La 29ᵉ édition du festival Écrans Noirs a offert le 23 septembre 2025, un moment d’histoire avec la projection de Dahomey, documentaire de la réalisatrice franco-sénégalaise Mati Diop.
Présenté dans la salle du complexe de l’Université de Yaoundé I, l’œuvre revient sur le rapatriement, en 2021, de 26 trésors royaux béninois pillés par la France à l’époque coloniale. Le film débute dans le grand silence d’un musée à Paris. Dans une salle blanche, sous la lumière tamisée, reposent des objets royaux du royaume du Dahomey: des statues, des reliques, des trésors.
Parmi eux, une statue en bois anthropomorphe : le roi Ghézo. C’est elle qui va prendre la parole en voix off, dans la langue fon, non pas pour se plaindre, mais pour raconter : raconter son nom, puis l’oubli, puis le numéro que lui donna le musée. “Le 26”. Puis on rembobine le temps. On apprend que ces objets furent volés en 1892, quand les troupes coloniales françaises conquirent le Dahomey. Des palais, des rites, des symboles…tout fut emporté. Les objets, privés de leurs maîtres, de leur terre, «obligés de remplir le vide muet des vitrines parisiennes».
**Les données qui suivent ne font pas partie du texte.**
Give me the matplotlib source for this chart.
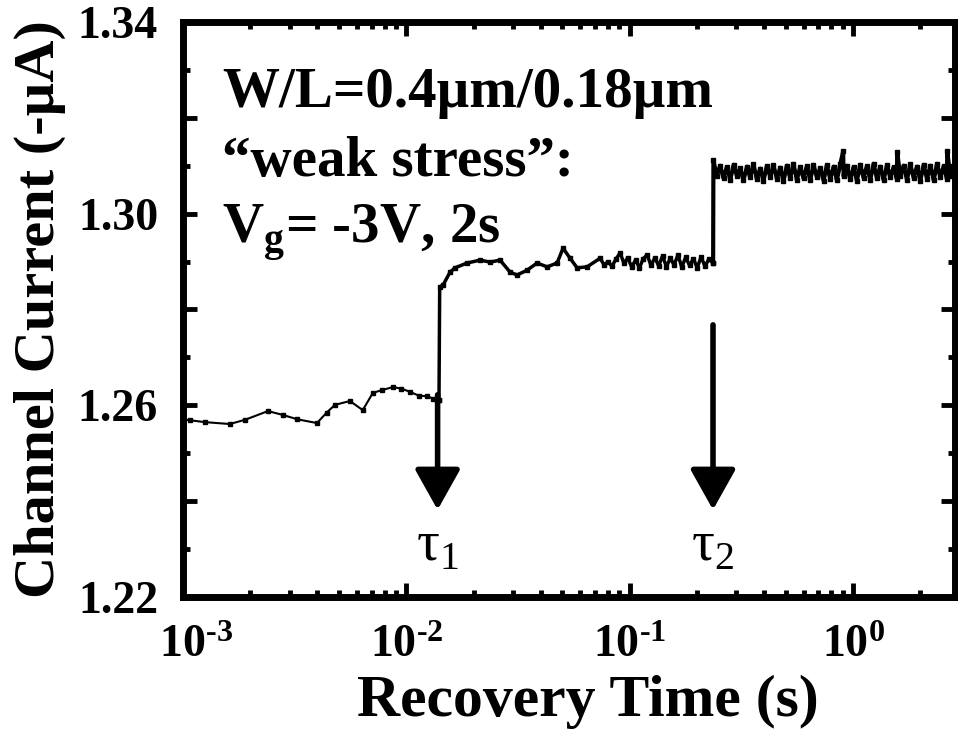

Puis arrive le moment du retour : en novembre 2021, 26 de ces trésors quittent Paris pour rejoindre le Bénin. Le chemin est long, méticuleux. Impressions de préparations, d’emballages, de douane, de transport. Chaque geste semble pesé, chargé d’histoire. Mais ce retour n’est pas anodin : le film donne voix aux citoyens, aux étudiants de l’Université d’Abomey-Calavi.
Certains ressentent une fierté «retrouvée», d’autres un questionnement : que signifie ce retour quand tant d’autres pièces restent encore hors de portée ? Quand des pans entiers de l’histoire ont été effacés ou ignorés dans l’enseignement ? Les objets arrivent, sont installés, exposés. Ils deviennent visibles. Ils redeviennent ce qu’ils étaient : symboles de pouvoir, de culture, de mémoire. On entend la voix du roi Ghézo, mais aussi celles des hommes et des femmes qui redécouvrent ces œuvres, qui les touchent, qui les regardent.
Le film ne se termine pas sur une simple célébration. Il laisse des zones d’ombre : les débats persistent, les attentes aussi. Car: « le retour n’est qu’une étape d’un long chemin vers la reconnaissance».